Alexandra Dorda had long been a rum drinker, but she never felt a connection to most rum brands.
“There weren’t any rums that spoke to me,” she says. “They were just hyper-focused on this nautical trope that I just didn’t feel.”
Dorda says rum brands often focused on “cartoon pirates and sailors, even at the high end.” “Rums often have nautical names, named after ships or captains…these really antiquated themes,” she says. “I just feel rum is a category that should be a base for tropical cocktails, with this delicious profile with positive vacation connotations.”
Since Dorda couldn’t find any rum brands that reflected this vibe, she created her own: Kasama. “As a woman, I knew there was a gap that existed in the rum market,” she says. “I see things that many of my male colleagues wouldn’t see.”
Kasama rum launched softly in September 2020, and it officially kicked off in February 2021. It’s now sold in three countries – the United States, Poland and Lebanon – and it’s also distributed in 23 states, with more coming online this year. “I’m really pleased with the speed that we’ve been able to gain distribution,” Dorda says, adding that on-premise has been slow, but Kasama is already found in BevMo, Binny’s and Total Wine stores.
The rum itself is a seven-year-old Filipino rum, and, in fact, the name, Kasama, means “together” in Filipino. But the rum is blended at Dorda’s family’s distillery in Poland, where it is also packaged and bottled by hand. “My family’s been in the spirits industry for 30 years, and my dad founded Belvedere and Chopin vodkas,” she says. “I grew up going to our family’s distillery. Kasama’s been in the making my whole life.”

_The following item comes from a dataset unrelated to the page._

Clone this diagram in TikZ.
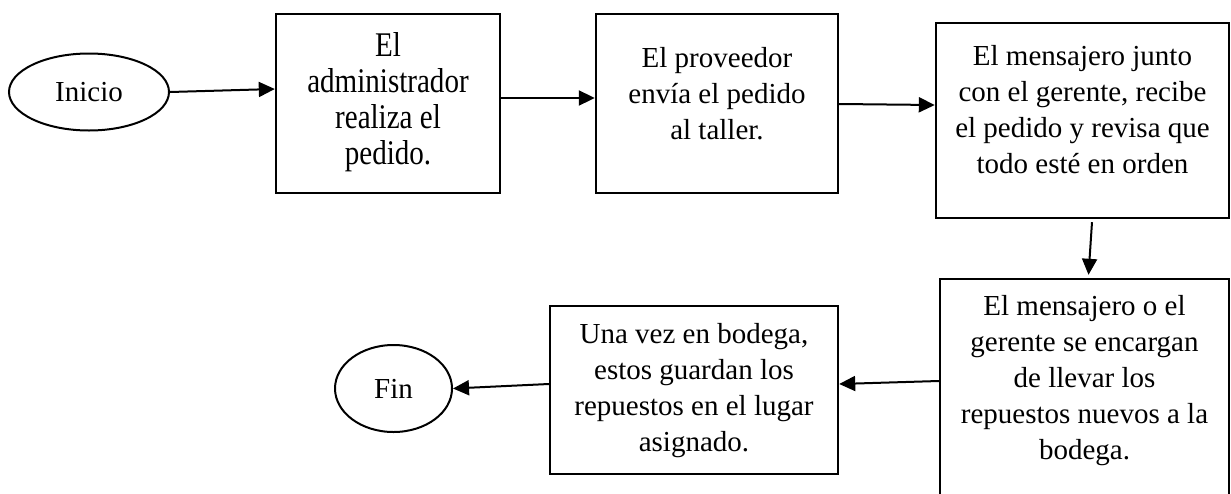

Rum has been made in the Philippines for more than 300 years, and another Filipino rum, Tanduay, is actually the world’s largest. “The Philippines is basically the largest rum producer you’ve never heard of,” Dorda says.
Dorda, whose mother is from the Philippines, celebrates Filipino culture with her rum. The bottle and its box feature floral and fauna from this island nation, and the brand itself has been very well received by Filipino Americans. “We’re trying to make this a brand for everyone, men and women all over the world, and this new generation of Filipino-Americans is very excited to see this,” Dorda says.
Though Kasama is a Filipino rum, it isn’t yet distributed within the Philippines itself. Because it is bottled in Poland, it would be subject to high import taxes. Dorda has plans to eventually open up a small distillery in the Philippines.
Dorda’s first bottling of 12,000 bottles sold out within three months, and her second production increased to 72,000 bottles. By the end of the year, she hopes to have her rum available in all 50 states. “People are drawn to this brand because it’s fun,” she says.